1. I’m heading to the airport to fly to Orlando for the ICR Conference tomorrow and Tuesday. They’re hosting an “inaugural dedicated cannabis track” with a panel on “Cannabis Investing: Capitalizing on a New Global Asset Class.” Oh please – sure sign of a bubble!
2. You know how you never forget the first time you meet one of your heroes? I for sure remember the handful of times I’ve met Buffett and Munger, for example. Well, I had one of those experiences yesterday when I – totally unexpectedly – had the chance to meet and briefly chat with the world’s most famous rock climber, Alex Honnold. You can read about it on my Facebook post here and here’s a picture of us:
3. In my last email, I had a link to an excellent interview by Shane Parrish of the Farnam Street blog on How Not To Be Stupid. Following up on that, here’s a podcast interview that my friend Dan Ferris, who publishes the Extreme Value newsletter at Stansberry Research, did with Shane: click here to listen to it (it starts at 20:00; the first part is a follow-up to Dan’s discussion with Mark Spiegel on Tesla the previous week).
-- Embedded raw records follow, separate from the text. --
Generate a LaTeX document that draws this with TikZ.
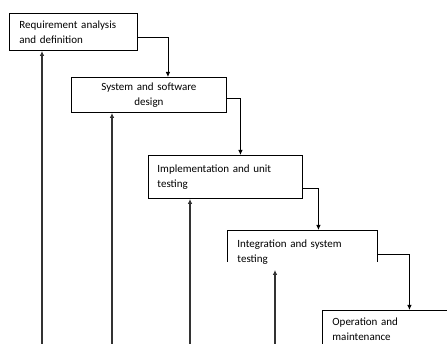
\documentclass[tikz,border=0pt]{standalone}
\usepackage{fontspec}
\setmainfont{Carlito}
\usetikzlibrary{arrows.meta}

\begin{document}
\begin{tikzpicture}[x=1pt,y=-1pt,
  phase/.style={draw,line width=0.9pt,anchor=north west,align=left,inner xsep=10pt,inner ysep=0pt,font=\fontsize{11}{15}\selectfont},
  flow/.style={line width=0.9pt,-{Latex[length=5pt,width=4.5pt]}},
  back/.style={line width=1.2pt,draw=black!80,-{Latex[length=5pt,width=4.5pt]}}]
\useasboundingbox (0,0) rectangle (447,344);
\clip (0,0) rectangle (447,344);
\node[phase,text width=108pt,minimum height=37pt] (req) at (9,13) {Requirement analysis\\and definition};
\node[phase,text width=135pt,minimum height=35pt,align=center] (design) at (71,77) {System and software\\design};
\node[phase,text width=136pt,minimum height=43pt,inner xsep=9pt] (impl) at (148,155) {Implementation and unit\\testing};
\node[phase,draw=none,text width=130pt,minimum height=43pt] (integ) at (227,230) {Integration and system\\testing};
\draw[line width=0.9pt] (integ.north west) ++(0,32) -- (integ.north west) -- (integ.north east) -- ++(0,32);
\node[phase,text width=150pt,minimum height=37pt] (oper) at (322,310) {Operation and\\maintenance};

\draw[flow] ([yshift=-5.5pt]req.east) -| ([xshift=19pt]design.north);
\draw[flow] ([yshift=-3.5pt]design.east) -| ([xshift=15pt]impl.north);
\draw[flow] ([yshift=-11.5pt]impl.east) -| ([xshift=16pt]integ.north);
\draw[flow] ([yshift=-2.5pt]integ.east) -| ([xshift=2pt]oper.north);

\coordinate (f1) at (42,344);
\coordinate (f2) at (112,344);
\coordinate (f3) at (190,344);
\coordinate (f4) at (275,344);
\draw[back] (f1) -- (f1 |- req.south);
\draw[back] (f2) -- (f2 |- design.south);
\draw[back] (f3) -- (f3 |- impl.south);
\draw[back] (f4) -- ([yshift=4pt]f4 |- integ.south);

\end{tikzpicture}
\end{document}
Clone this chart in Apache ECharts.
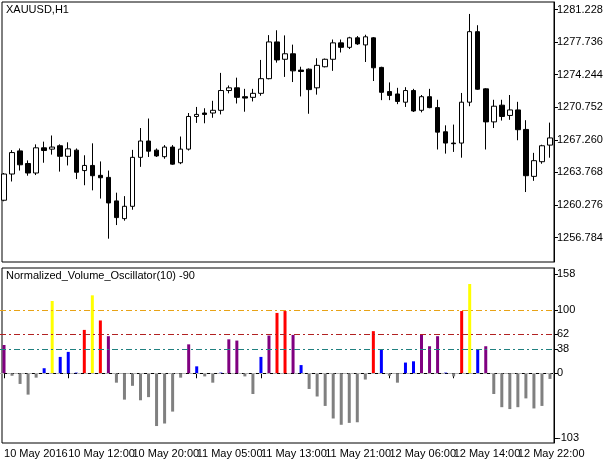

4. Some VERY interesting research and findings: How Companies Like Apple Sprinkle Secrets in Earnings Reports. Excerpt:
Three economists — Lauren Cohen and Christopher Malloy of the Harvard Business School, and Quoc Nguyen of DePaul University — downloaded every quarterly and annual corporate report of every publicly traded American company from 1995 to 2014.
They then sifted through thousands of reports, using a text analysis program. “We filtered out the reports that made a lot of wording changes over the previous year’s version,” Mr. Cohen said in an interview. “It turned out that when there are a lot of changes, there’s a good chance that something important is going on, and most of the time, it’s negative.”
Among the reports that included many such changes, the researchers found a high probability that the companies’ share prices would decline several months after the reports appeared.
Textual changes in the “risk factors” section were most likely to predict subsequent moves in share prices. (Corporate earnings reports are rigidly formatted to comply with Securities and Exchange Commission requirements and are divided into predictable sections.) When the researchers refined the analysis further, differentiating between textual changes that were positive and negative, the results were even more striking.
The overwhelming majority — 86 percent — of reports with substantial wording changes were primarily negative in tone. But the minority that contained primarily positive language generally correlated with increases in share prices later.
That brings up another important point: The stock market rarely responded to the subtle hints in the reports immediately. In fact, it typically took several months for whatever good or bad news was embedded in the reports to be widely understood — and to move the stock market.
This delay means that there is a profit opportunity for those able to exploit it, the researchers said.
5. I’d never heard of this guy until I read this article (though I’m told he’s a legend in Canada) – what a story! ‘Canada’s Warren Buffett’ Drives His Own Pickup Truck. Excerpt:
It’s here in Canada’s vast breadbasket that Pattison was born and where, at age 90, he’s overseeing one of the newest arms of his C$10 billion ($7.4 billion) empire: Pattison Agriculture, a string of John Deere equipment dealerships serving 21 million acres of farmland.
“We’re seeing more opportunities than we ever have,” says Pattison, steering confidently, his diminutive frame overwhelmed by the cavernous, black leather seats of his Ram 1500 Laramie truck. “There are still lots of opportunities with all the changes going on in the world.”
The road trip offers a rare glimpse of the intensely private Pattison, Canada’s third-richest man, who created his iconic business group in seeming defiance of modern empire-building. He eschews emails, carries a cell phone but barely checks it, and can count on one hand the number of times his group has used an investment bank in recent memory.
Pattison is often dubbed Canada’s Warren Buffett—a trope that underscores how relatively unknown he remains outside Canada despite a conglomerate that operates in 85 countries across a dizzying array of industries: supermarkets, lumber, fisheries, disposable packaging for KFC, billboards across Canada and ownership of the No. 1 copyrighted best-seller of all time, the “Guinness World Records.” Believe it or not, he even owns the Ripley Entertainment Inc. empire.
“Back in Omaha, I’m known as the Jim Pattison of the United States,” Buffett quipped this month when he surprised Pattison onstage in Toronto as the Canadian billionaire was inducted into the country’s Walk of Fame. Pattison dismisses the comparison. “Warren Buffett is in a class all by himself,” he insists.